• Given material:
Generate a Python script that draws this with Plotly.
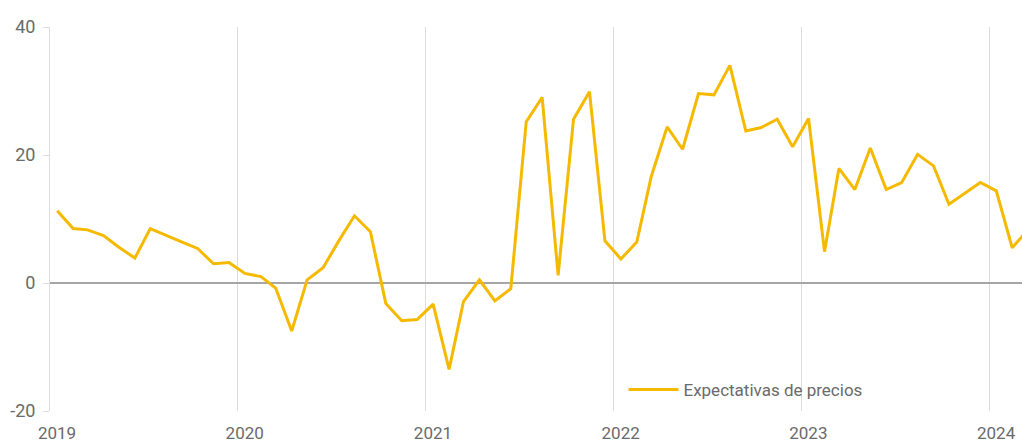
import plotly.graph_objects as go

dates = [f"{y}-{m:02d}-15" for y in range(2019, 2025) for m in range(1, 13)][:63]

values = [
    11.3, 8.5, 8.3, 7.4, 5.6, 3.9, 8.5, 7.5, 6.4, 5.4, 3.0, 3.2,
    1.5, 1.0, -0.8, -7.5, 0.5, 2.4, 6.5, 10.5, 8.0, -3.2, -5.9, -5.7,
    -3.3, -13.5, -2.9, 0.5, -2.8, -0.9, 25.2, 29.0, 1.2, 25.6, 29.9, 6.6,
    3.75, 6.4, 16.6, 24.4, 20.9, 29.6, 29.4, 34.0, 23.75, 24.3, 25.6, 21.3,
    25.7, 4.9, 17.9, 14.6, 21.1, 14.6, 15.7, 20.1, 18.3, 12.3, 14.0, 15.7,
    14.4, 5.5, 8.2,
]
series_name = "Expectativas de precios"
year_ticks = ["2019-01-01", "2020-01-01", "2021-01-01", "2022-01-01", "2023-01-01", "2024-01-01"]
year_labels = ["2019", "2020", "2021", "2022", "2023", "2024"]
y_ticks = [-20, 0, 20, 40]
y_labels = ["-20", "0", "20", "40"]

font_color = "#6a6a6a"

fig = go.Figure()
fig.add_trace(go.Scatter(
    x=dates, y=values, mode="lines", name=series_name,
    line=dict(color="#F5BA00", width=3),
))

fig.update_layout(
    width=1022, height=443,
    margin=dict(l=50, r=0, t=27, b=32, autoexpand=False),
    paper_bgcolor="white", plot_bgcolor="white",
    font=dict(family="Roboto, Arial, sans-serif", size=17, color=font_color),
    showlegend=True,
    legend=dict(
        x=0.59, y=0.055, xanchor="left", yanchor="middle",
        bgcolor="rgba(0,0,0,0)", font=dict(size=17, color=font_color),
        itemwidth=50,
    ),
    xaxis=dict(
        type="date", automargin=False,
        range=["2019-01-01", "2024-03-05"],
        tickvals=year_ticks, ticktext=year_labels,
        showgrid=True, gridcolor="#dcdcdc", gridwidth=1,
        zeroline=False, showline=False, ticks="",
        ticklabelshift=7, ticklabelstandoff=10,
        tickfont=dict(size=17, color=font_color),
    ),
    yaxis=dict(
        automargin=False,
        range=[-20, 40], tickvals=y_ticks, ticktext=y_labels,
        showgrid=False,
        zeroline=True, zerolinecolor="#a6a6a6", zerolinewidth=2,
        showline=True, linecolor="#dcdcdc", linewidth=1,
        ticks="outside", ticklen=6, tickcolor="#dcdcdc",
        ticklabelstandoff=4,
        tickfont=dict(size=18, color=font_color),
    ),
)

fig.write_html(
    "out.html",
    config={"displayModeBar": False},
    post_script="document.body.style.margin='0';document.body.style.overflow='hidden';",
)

• Goal of the exercise:
Restate only the lines running from the start of the material above through the line containing "in range(1, 13)][:63]", ends included. No pictures.

• Completed task:
Generate a Python script that draws this with Plotly.
import plotly.graph_objects as go

dates = [f"{y}-{m:02d}-15" for y in range(2019, 2025) for m in range(1, 13)][:63]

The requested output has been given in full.